**Task requirements**
In your copy, leave out the pictures and repeat the entries below exactly.

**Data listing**
%%
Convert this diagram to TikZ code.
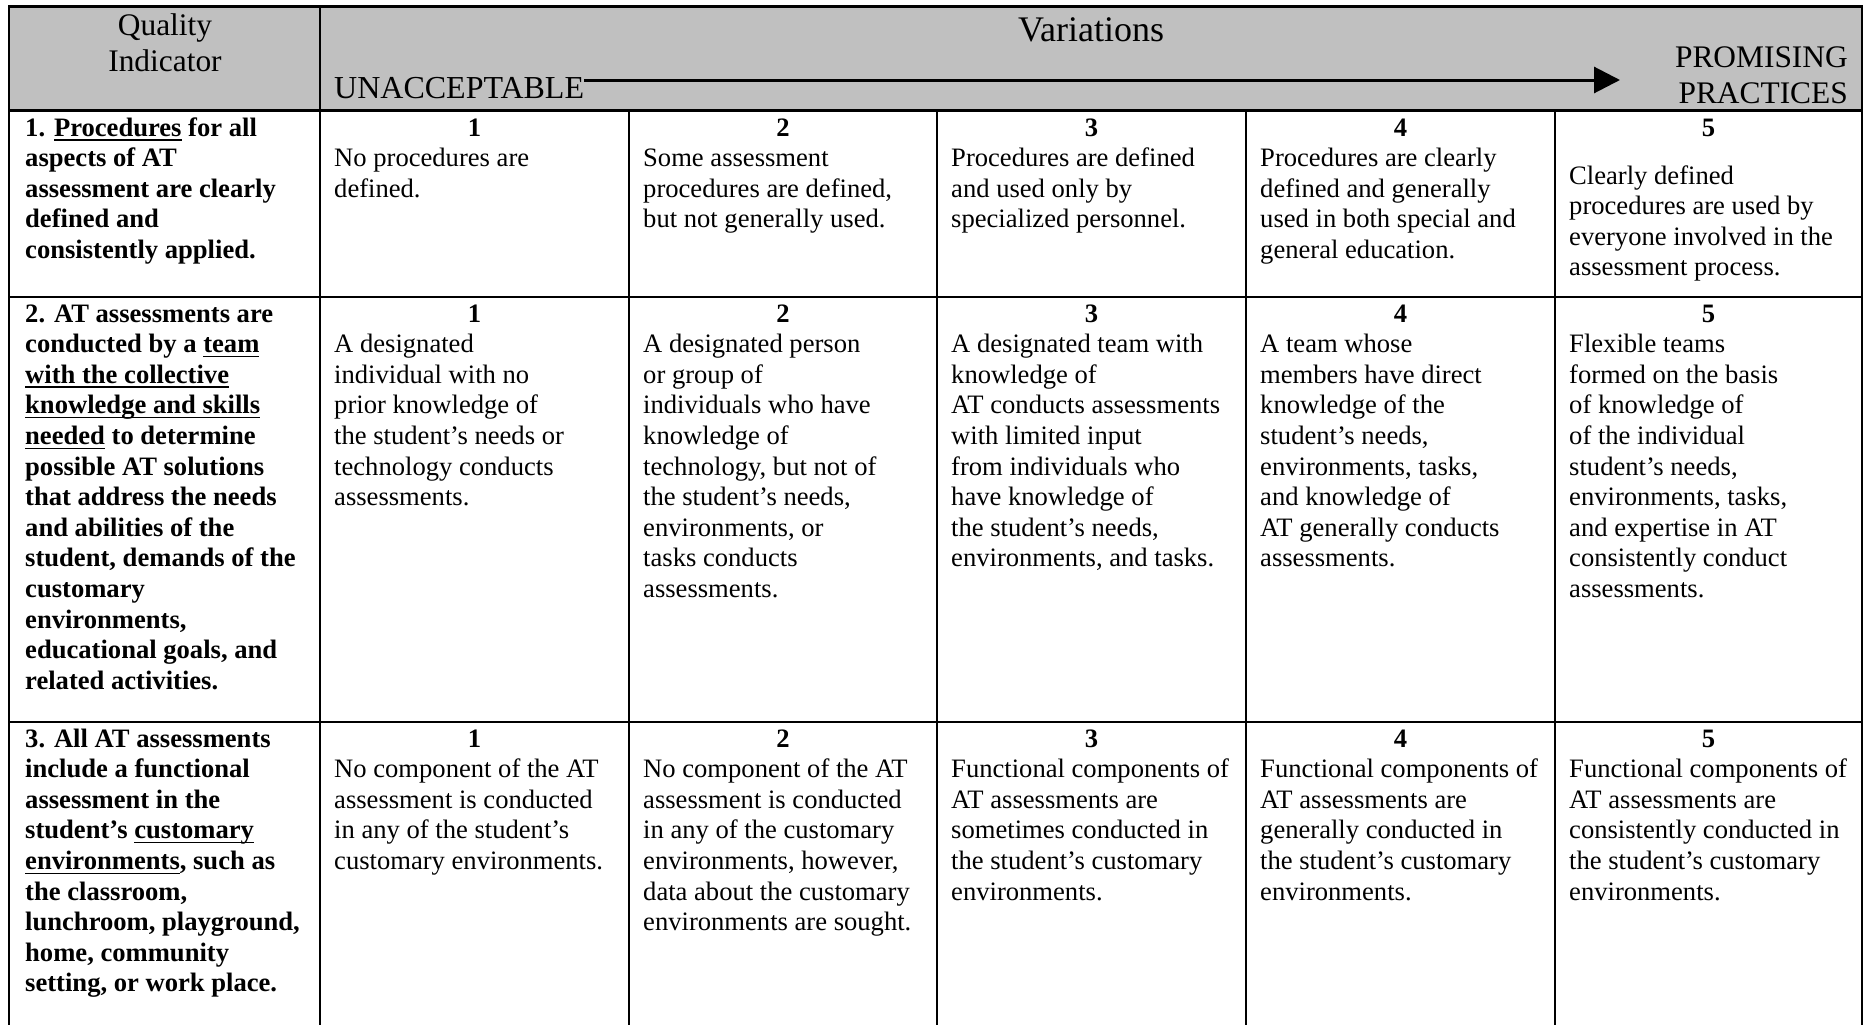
\documentclass[tikz,border=0pt]{standalone}
\usepackage{fontspec}
\setmainfont{Liberation Serif}
\usetikzlibrary{arrows.meta}
\definecolor{hdrgray}{RGB}{192,192,192}
\newcommand{\myul}[1]{\leavevmode\setbox0\hbox{#1}\rlap{\rule[-4.6pt]{\wd0}{1.5pt}}\box0\relax}
\newcommand{\mycell}[1]{\parbox[t]{300pt}{\raggedright #1}}
\tikzset{
  bodytxt/.style={anchor=base west, inner sep=0pt, font=\fontsize{26.6}{30.6}\selectfont},
  qtxt/.style={bodytxt, font=\fontsize{26.6}{30.6}\selectfont\bfseries},
  numtxt/.style={anchor=base, inner sep=0pt, font=\fontsize{26.6}{30.6}\selectfont\bfseries},
  hdrtxt/.style={inner sep=0pt, font=\fontsize{31.4}{36}\selectfont},
  outer/.style={line width=2.6pt},
  inner/.style={line width=2pt},
  innerh/.style={line width=2.5pt},
}
\begin{document}
\begin{tikzpicture}[x=1pt,y=-1pt]
\useasboundingbox (0,0) rectangle (1871,1025);
\fill[white] (0,0) rectangle (1871,1025);
% header fill
\fill[hdrgray] (9,6.5) rectangle (1862,110.5);
% header texts
\node[hdrtxt, anchor=base] (qi) at (165,36) {\parbox[t]{300pt}{\centering Quality\\Indicator}};
\node[hdrtxt, anchor=base, font=\fontsize{36}{40}\selectfont] (var) at (1091,41.5) {Variations};
\node[hdrtxt, anchor=base west, font=\fontsize{32}{36}\selectfont] (unacc) at (334,99) {UNACCEPTABLE};
\node[hdrtxt, anchor=base east] (prom) at (1848,67) {\parbox[t]{300pt}{\raggedleft PROMISING\\PRACTICES}};
\coordinate (tip) at (1620,80);
\draw[line width=3pt, -{Triangle[length=26pt,width=26pt]}] (unacc.east |- tip) -- (tip);
% grid lines
\draw[innerh] (9,297) -- (1862,297);
\draw[innerh] (9,722) -- (1862,722);
\foreach \cx in {629,937,1246,1555} \draw[inner] (\cx,110.5) -- (\cx,1025);
\draw[outer] (320,6.5) -- (320,1025);
\draw[outer] (9,110.5) -- (1862,110.5);
\draw[outer] (9,1025) -- (9,6.5) -- (1862,6.5) -- (1862,1025);
% ---------- Row 1 ----------
\node[qtxt] (q1) at (25,136) {\mycell{1. \myul{Procedures} for all\\aspects of AT\\assessment are clearly\\defined and\\consistently applied.}};
\node[numtxt] (n11) at (474.5,136) {1};
\node[numtxt] (n12) at (783,136) {2};
\node[numtxt] (n13) at (1091.5,136) {3};
\node[numtxt] (n14) at (1400.5,136) {4};
\node[numtxt] (n15) at (1708.5,136) {5};
\node[bodytxt] (d11) at (334,166.6) {\mycell{No procedures are\\defined.}};
\node[bodytxt] (d12) at (643,166.6) {\mycell{Some assessment\\procedures are defined,\\but not generally used.}};
\node[bodytxt] (d13) at (951,166.6) {\mycell{Procedures are defined\\and used only by\\specialized personnel.}};
\node[bodytxt] (d14) at (1260,166.6) {\mycell{Procedures are clearly\\defined and generally\\used in both special and\\general education.}};
\node[bodytxt] (d15) at (1569,184) {\mycell{Clearly defined\\procedures are used by\\everyone involved in the\\assessment process.}};
% ---------- Row 2 ----------
\node[qtxt] (q2) at (25,322) {\mycell{2. AT assessments are\\conducted by a \myul{team}\\\myul{with the collective}\\\myul{knowledge and skills}\\\myul{needed} to determine\\possible AT solutions\\that address the needs\\and abilities of the\\student, demands of the\\customary\\environments,\\educational goals, and\\related activities.}};
\node[numtxt] (n21) at (474.5,322) {1};
\node[numtxt] (n22) at (783,322) {2};
\node[numtxt] (n23) at (1091.5,322) {3};
\node[numtxt] (n24) at (1400.5,322) {4};
\node[numtxt] (n25) at (1708.5,322) {5};
\node[bodytxt] (d21) at (334,352.6) {\mycell{A designated\\individual with no\\prior knowledge of\\the student’s needs or\\technology conducts\\assessments.}};
\node[bodytxt] (d22) at (643,352.6) {\mycell{A designated person\\or group of\\individuals who have\\knowledge of\\technology, but not of\\the student’s needs,\\environments, or\\tasks conducts\\assessments.}};
\node[bodytxt] (d23) at (951,352.6) {\mycell{A designated team with\\knowledge of\\AT conducts assessments\\with limited input\\from individuals who\\have knowledge of\\the student’s needs,\\environments, and tasks.}};
\node[bodytxt] (d24) at (1260,352.6) {\mycell{A team whose\\members have direct\\knowledge of the\\student’s needs,\\environments, tasks,\\and knowledge of\\AT generally conducts\\assessments.}};
\node[bodytxt] (d25) at (1569,352.6) {\mycell{Flexible teams\\formed on the basis\\of knowledge of\\of the individual\\student’s needs,\\environments, tasks,\\and expertise in AT\\consistently conduct\\assessments.}};
% ---------- Row 3 ----------
\node[qtxt] (q3) at (25,747) {\mycell{3. All AT assessments\\include a functional\\assessment in the\\student’s \myul{customary}\\\myul{environments}, such as\\the classroom,\\lunchroom, playground,\\home, community\\setting, or work place.}};
\node[numtxt] (n31) at (474.5,747) {1};
\node[numtxt] (n32) at (783,747) {2};
\node[numtxt] (n33) at (1091.5,747) {3};
\node[numtxt] (n34) at (1400.5,747) {4};
\node[numtxt] (n35) at (1708.5,747) {5};
\node[bodytxt] (d31) at (334,777.6) {\mycell{No component of the AT\\assessment is conducted\\in any of the student’s\\customary environments.}};
\node[bodytxt] (d32) at (643,777.6) {\mycell{No component of the AT\\assessment is conducted\\in any of the customary\\environments, however,\\data about the customary\\environments are sought.}};
\node[bodytxt] (d33) at (951,777.6) {\mycell{Functional components of\\AT assessments are\\sometimes conducted in\\the student’s customary\\environments.}};
\node[bodytxt] (d34) at (1260,777.6) {\mycell{Functional components of\\AT assessments are\\generally conducted in\\the student’s customary\\environments.}};
\node[bodytxt] (d35) at (1569,777.6) {\mycell{Functional components of\\AT assessments are\\consistently conducted in\\the student’s customary\\environments.}};
\end{tikzpicture}
\end{document}
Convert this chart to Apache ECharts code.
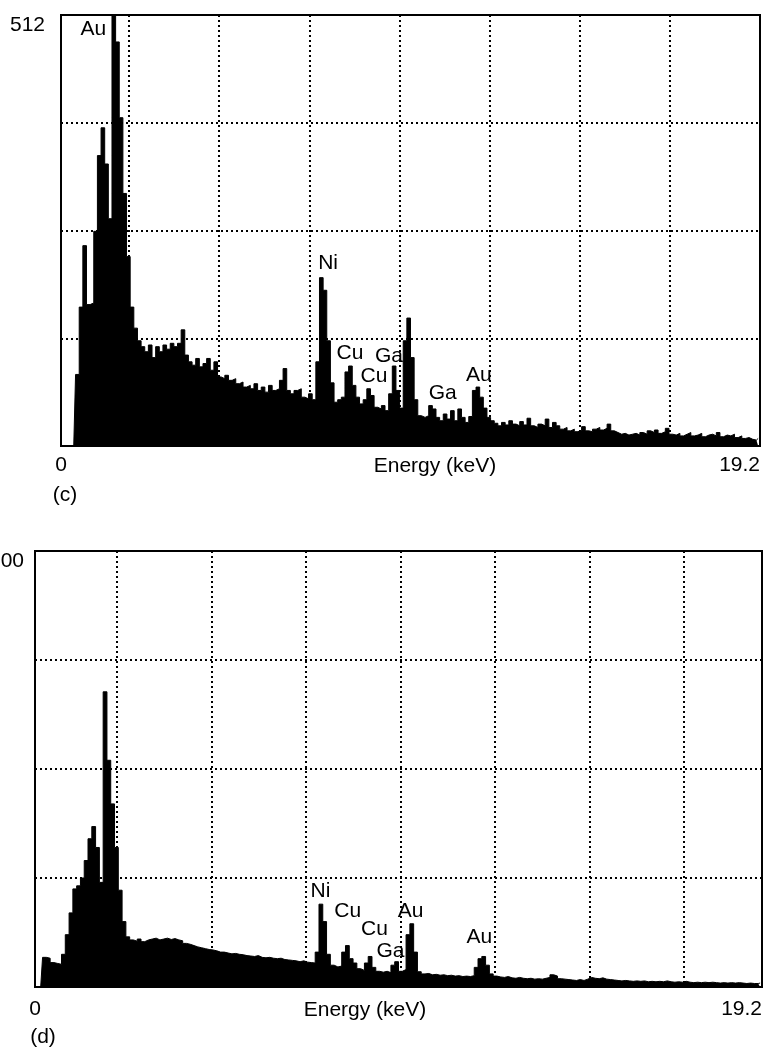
%%
**Output for this exercise**
Convert this diagram to TikZ code.
\documentclass[tikz,border=0pt]{standalone}
\usepackage{fontspec}
\setmainfont{Liberation Serif}
\usetikzlibrary{arrows.meta}
\definecolor{hdrgray}{RGB}{192,192,192}
\newcommand{\myul}[1]{\leavevmode\setbox0\hbox{#1}\rlap{\rule[-4.6pt]{\wd0}{1.5pt}}\box0\relax}
\newcommand{\mycell}[1]{\parbox[t]{300pt}{\raggedright #1}}
\tikzset{
  bodytxt/.style={anchor=base west, inner sep=0pt, font=\fontsize{26.6}{30.6}\selectfont},
  qtxt/.style={bodytxt, font=\fontsize{26.6}{30.6}\selectfont\bfseries},
  numtxt/.style={anchor=base, inner sep=0pt, font=\fontsize{26.6}{30.6}\selectfont\bfseries},
  hdrtxt/.style={inner sep=0pt, font=\fontsize{31.4}{36}\selectfont},
  outer/.style={line width=2.6pt},
  inner/.style={line width=2pt},
  innerh/.style={line width=2.5pt},
}
\begin{document}
\begin{tikzpicture}[x=1pt,y=-1pt]
\useasboundingbox (0,0) rectangle (1871,1025);
\fill[white] (0,0) rectangle (1871,1025);
% header fill
\fill[hdrgray] (9,6.5) rectangle (1862,110.5);
% header texts
\node[hdrtxt, anchor=base] (qi) at (165,36) {\parbox[t]{300pt}{\centering Quality\\Indicator}};
\node[hdrtxt, anchor=base, font=\fontsize{36}{40}\selectfont] (var) at (1091,41.5) {Variations};
\node[hdrtxt, anchor=base west, font=\fontsize{32}{36}\selectfont] (unacc) at (334,99) {UNACCEPTABLE};
\node[hdrtxt, anchor=base east] (prom) at (1848,67) {\parbox[t]{300pt}{\raggedleft PROMISING\\PRACTICES}};
\coordinate (tip) at (1620,80);
\draw[line width=3pt, -{Triangle[length=26pt,width=26pt]}] (unacc.east |- tip) -- (tip);
% grid lines
\draw[innerh] (9,297) -- (1862,297);
\draw[innerh] (9,722) -- (1862,722);
\foreach \cx in {629,937,1246,1555} \draw[inner] (\cx,110.5) -- (\cx,1025);
\draw[outer] (320,6.5) -- (320,1025);
\draw[outer] (9,110.5) -- (1862,110.5);
\draw[outer] (9,1025) -- (9,6.5) -- (1862,6.5) -- (1862,1025);
% ---------- Row 1 ----------
\node[qtxt] (q1) at (25,136) {\mycell{1. \myul{Procedures} for all\\aspects of AT\\assessment are clearly\\defined and\\consistently applied.}};
\node[numtxt] (n11) at (474.5,136) {1};
\node[numtxt] (n12) at (783,136) {2};
\node[numtxt] (n13) at (1091.5,136) {3};
\node[numtxt] (n14) at (1400.5,136) {4};
\node[numtxt] (n15) at (1708.5,136) {5};
\node[bodytxt] (d11) at (334,166.6) {\mycell{No procedures are\\defined.}};
\node[bodytxt] (d12) at (643,166.6) {\mycell{Some assessment\\procedures are defined,\\but not generally used.}};
\node[bodytxt] (d13) at (951,166.6) {\mycell{Procedures are defined\\and used only by\\specialized personnel.}};
\node[bodytxt] (d14) at (1260,166.6) {\mycell{Procedures are clearly\\defined and generally\\used in both special and\\general education.}};
\node[bodytxt] (d15) at (1569,184) {\mycell{Clearly defined\\procedures are used by\\everyone involved in the\\assessment process.}};
% ---------- Row 2 ----------
\node[qtxt] (q2) at (25,322) {\mycell{2. AT assessments are\\conducted by a \myul{team}\\\myul{with the collective}\\\myul{knowledge and skills}\\\myul{needed} to determine\\possible AT solutions\\that address the needs\\and abilities of the\\student, demands of the\\customary\\environments,\\educational goals, and\\related activities.}};
\node[numtxt] (n21) at (474.5,322) {1};
\node[numtxt] (n22) at (783,322) {2};
\node[numtxt] (n23) at (1091.5,322) {3};
\node[numtxt] (n24) at (1400.5,322) {4};
\node[numtxt] (n25) at (1708.5,322) {5};
\node[bodytxt] (d21) at (334,352.6) {\mycell{A designated\\individual with no\\prior knowledge of\\the student’s needs or\\technology conducts\\assessments.}};
\node[bodytxt] (d22) at (643,352.6) {\mycell{A designated person\\or group of\\individuals who have\\knowledge of\\technology, but not of\\the student’s needs,\\environments, or\\tasks conducts\\assessments.}};
\node[bodytxt] (d23) at (951,352.6) {\mycell{A designated team with\\knowledge of\\AT conducts assessments\\with limited input\\from individuals who\\have knowledge of\\the student’s needs,\\environments, and tasks.}};
\node[bodytxt] (d24) at (1260,352.6) {\mycell{A team whose\\members have direct\\knowledge of the\\student’s needs,\\environments, tasks,\\and knowledge of\\AT generally conducts\\assessments.}};
\node[bodytxt] (d25) at (1569,352.6) {\mycell{Flexible teams\\formed on the basis\\of knowledge of\\of the individual\\student’s needs,\\environments, tasks,\\and expertise in AT\\consistently conduct\\assessments.}};
% ---------- Row 3 ----------
\node[qtxt] (q3) at (25,747) {\mycell{3. All AT assessments\\include a functional\\assessment in the\\student’s \myul{customary}\\\myul{environments}, such as\\the classroom,\\lunchroom, playground,\\home, community\\setting, or work place.}};
\node[numtxt] (n31) at (474.5,747) {1};
\node[numtxt] (n32) at (783,747) {2};
\node[numtxt] (n33) at (1091.5,747) {3};
\node[numtxt] (n34) at (1400.5,747) {4};
\node[numtxt] (n35) at (1708.5,747) {5};
\node[bodytxt] (d31) at (334,777.6) {\mycell{No component of the AT\\assessment is conducted\\in any of the student’s\\customary environments.}};
\node[bodytxt] (d32) at (643,777.6) {\mycell{No component of the AT\\assessment is conducted\\in any of the customary\\environments, however,\\data about the customary\\environments are sought.}};
\node[bodytxt] (d33) at (951,777.6) {\mycell{Functional components of\\AT assessments are\\sometimes conducted in\\the student’s customary\\environments.}};
\node[bodytxt] (d34) at (1260,777.6) {\mycell{Functional components of\\AT assessments are\\generally conducted in\\the student’s customary\\environments.}};
\node[bodytxt] (d35) at (1569,777.6) {\mycell{Functional components of\\AT assessments are\\consistently conducted in\\the student’s customary\\environments.}};
\end{tikzpicture}
\end{document}
Convert this chart to Apache ECharts code.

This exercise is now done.